> _Stored rows_:

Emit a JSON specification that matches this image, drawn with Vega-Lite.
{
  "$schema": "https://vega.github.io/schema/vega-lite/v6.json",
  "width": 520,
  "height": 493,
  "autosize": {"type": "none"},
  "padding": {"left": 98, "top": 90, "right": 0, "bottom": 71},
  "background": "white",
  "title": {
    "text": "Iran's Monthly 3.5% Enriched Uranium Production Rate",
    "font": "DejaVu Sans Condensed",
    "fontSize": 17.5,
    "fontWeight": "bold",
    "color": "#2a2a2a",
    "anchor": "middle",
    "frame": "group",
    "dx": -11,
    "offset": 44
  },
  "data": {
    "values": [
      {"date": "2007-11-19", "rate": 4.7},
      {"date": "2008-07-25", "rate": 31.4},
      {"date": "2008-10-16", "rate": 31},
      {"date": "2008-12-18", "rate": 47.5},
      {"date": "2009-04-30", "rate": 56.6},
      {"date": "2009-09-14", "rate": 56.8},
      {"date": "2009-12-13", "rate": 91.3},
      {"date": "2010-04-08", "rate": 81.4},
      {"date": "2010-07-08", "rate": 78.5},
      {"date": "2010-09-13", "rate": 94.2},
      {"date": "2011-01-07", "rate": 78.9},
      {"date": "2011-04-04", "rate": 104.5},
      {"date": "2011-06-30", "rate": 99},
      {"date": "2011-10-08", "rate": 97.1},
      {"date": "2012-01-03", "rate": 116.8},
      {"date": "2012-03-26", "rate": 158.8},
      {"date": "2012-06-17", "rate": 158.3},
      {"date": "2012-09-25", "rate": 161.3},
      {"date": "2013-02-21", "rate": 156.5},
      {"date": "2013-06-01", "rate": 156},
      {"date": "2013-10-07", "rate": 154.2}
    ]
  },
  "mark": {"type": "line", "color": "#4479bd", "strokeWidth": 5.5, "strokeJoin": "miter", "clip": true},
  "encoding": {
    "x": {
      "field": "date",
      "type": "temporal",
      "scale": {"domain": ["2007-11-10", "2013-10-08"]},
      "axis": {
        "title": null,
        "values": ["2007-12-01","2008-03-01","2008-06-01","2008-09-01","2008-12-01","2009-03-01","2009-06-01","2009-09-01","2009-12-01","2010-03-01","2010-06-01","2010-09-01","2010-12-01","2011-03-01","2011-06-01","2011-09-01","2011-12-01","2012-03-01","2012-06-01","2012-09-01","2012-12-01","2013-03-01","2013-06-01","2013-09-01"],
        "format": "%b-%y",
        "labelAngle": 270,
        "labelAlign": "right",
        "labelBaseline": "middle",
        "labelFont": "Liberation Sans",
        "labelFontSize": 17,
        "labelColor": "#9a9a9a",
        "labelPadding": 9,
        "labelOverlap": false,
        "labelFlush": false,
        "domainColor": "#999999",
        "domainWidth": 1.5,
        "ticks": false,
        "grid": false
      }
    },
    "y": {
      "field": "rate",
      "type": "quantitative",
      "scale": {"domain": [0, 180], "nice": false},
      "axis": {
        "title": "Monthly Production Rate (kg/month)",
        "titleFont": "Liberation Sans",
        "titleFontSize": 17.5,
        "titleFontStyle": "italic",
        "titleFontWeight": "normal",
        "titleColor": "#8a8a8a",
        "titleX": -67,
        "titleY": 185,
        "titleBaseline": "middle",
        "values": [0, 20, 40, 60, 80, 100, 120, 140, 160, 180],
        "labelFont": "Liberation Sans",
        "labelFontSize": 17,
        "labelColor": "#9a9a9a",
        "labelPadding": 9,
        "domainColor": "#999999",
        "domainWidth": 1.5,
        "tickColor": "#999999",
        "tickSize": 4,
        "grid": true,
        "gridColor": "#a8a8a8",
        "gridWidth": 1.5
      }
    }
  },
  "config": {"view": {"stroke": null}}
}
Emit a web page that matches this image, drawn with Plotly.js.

> _Task prompt_:
Reproduce the records word for word.

> _Result_:
Emit a JSON specification that matches this image, drawn with Vega-Lite.
{
  "$schema": "https://vega.github.io/schema/vega-lite/v6.json",
  "width": 520,
  "height": 493,
  "autosize": {"type": "none"},
  "padding": {"left": 98, "top": 90, "right": 0, "bottom": 71},
  "background": "white",
  "title": {
    "text": "Iran's Monthly 3.5% Enriched Uranium Production Rate",
    "font": "DejaVu Sans Condensed",
    "fontSize": 17.5,
    "fontWeight": "bold",
    "color": "#2a2a2a",
    "anchor": "middle",
    "frame": "group",
    "dx": -11,
    "offset": 44
  },
  "data": {
    "values": [
      {"date": "2007-11-19", "rate": 4.7},
      {"date": "2008-07-25", "rate": 31.4},
      {"date": "2008-10-16", "rate": 31},
      {"date": "2008-12-18", "rate": 47.5},
      {"date": "2009-04-30", "rate": 56.6},
      {"date": "2009-09-14", "rate": 56.8},
      {"date": "2009-12-13", "rate": 91.3},
      {"date": "2010-04-08", "rate": 81.4},
      {"date": "2010-07-08", "rate": 78.5},
      {"date": "2010-09-13", "rate": 94.2},
      {"date": "2011-01-07", "rate": 78.9},
      {"date": "2011-04-04", "rate": 104.5},
      {"date": "2011-06-30", "rate": 99},
      {"date": "2011-10-08", "rate": 97.1},
      {"date": "2012-01-03", "rate": 116.8},
      {"date": "2012-03-26", "rate": 158.8},
      {"date": "2012-06-17", "rate": 158.3},
      {"date": "2012-09-25", "rate": 161.3},
      {"date": "2013-02-21", "rate": 156.5},
      {"date": "2013-06-01", "rate": 156},
      {"date": "2013-10-07", "rate": 154.2}
    ]
  },
  "mark": {"type": "line", "color": "#4479bd", "strokeWidth": 5.5, "strokeJoin": "miter", "clip": true},
  "encoding": {
    "x": {
      "field": "date",
      "type": "temporal",
      "scale": {"domain": ["2007-11-10", "2013-10-08"]},
      "axis": {
        "title": null,
        "values": ["2007-12-01","2008-03-01","2008-06-01","2008-09-01","2008-12-01","2009-03-01","2009-06-01","2009-09-01","2009-12-01","2010-03-01","2010-06-01","2010-09-01","2010-12-01","2011-03-01","2011-06-01","2011-09-01","2011-12-01","2012-03-01","2012-06-01","2012-09-01","2012-12-01","2013-03-01","2013-06-01","2013-09-01"],
        "format": "%b-%y",
        "labelAngle": 270,
        "labelAlign": "right",
        "labelBaseline": "middle",
        "labelFont": "Liberation Sans",
        "labelFontSize": 17,
        "labelColor": "#9a9a9a",
        "labelPadding": 9,
        "labelOverlap": false,
        "labelFlush": false,
        "domainColor": "#999999",
        "domainWidth": 1.5,
        "ticks": false,
        "grid": false
      }
    },
    "y": {
      "field": "rate",
      "type": "quantitative",
      "scale": {"domain": [0, 180], "nice": false},
      "axis": {
        "title": "Monthly Production Rate (kg/month)",
        "titleFont": "Liberation Sans",
        "titleFontSize": 17.5,
        "titleFontStyle": "italic",
        "titleFontWeight": "normal",
        "titleColor": "#8a8a8a",
        "titleX": -67,
        "titleY": 185,
        "titleBaseline": "middle",
        "values": [0, 20, 40, 60, 80, 100, 120, 140, 160, 180],
        "labelFont": "Liberation Sans",
        "labelFontSize": 17,
        "labelColor": "#9a9a9a",
        "labelPadding": 9,
        "domainColor": "#999999",
        "domainWidth": 1.5,
        "tickColor": "#999999",
        "tickSize": 4,
        "grid": true,
        "gridColor": "#a8a8a8",
        "gridWidth": 1.5
      }
    }
  },
  "config": {"view": {"stroke": null}}
}
Emit a web page that matches this image, drawn with Plotly.js.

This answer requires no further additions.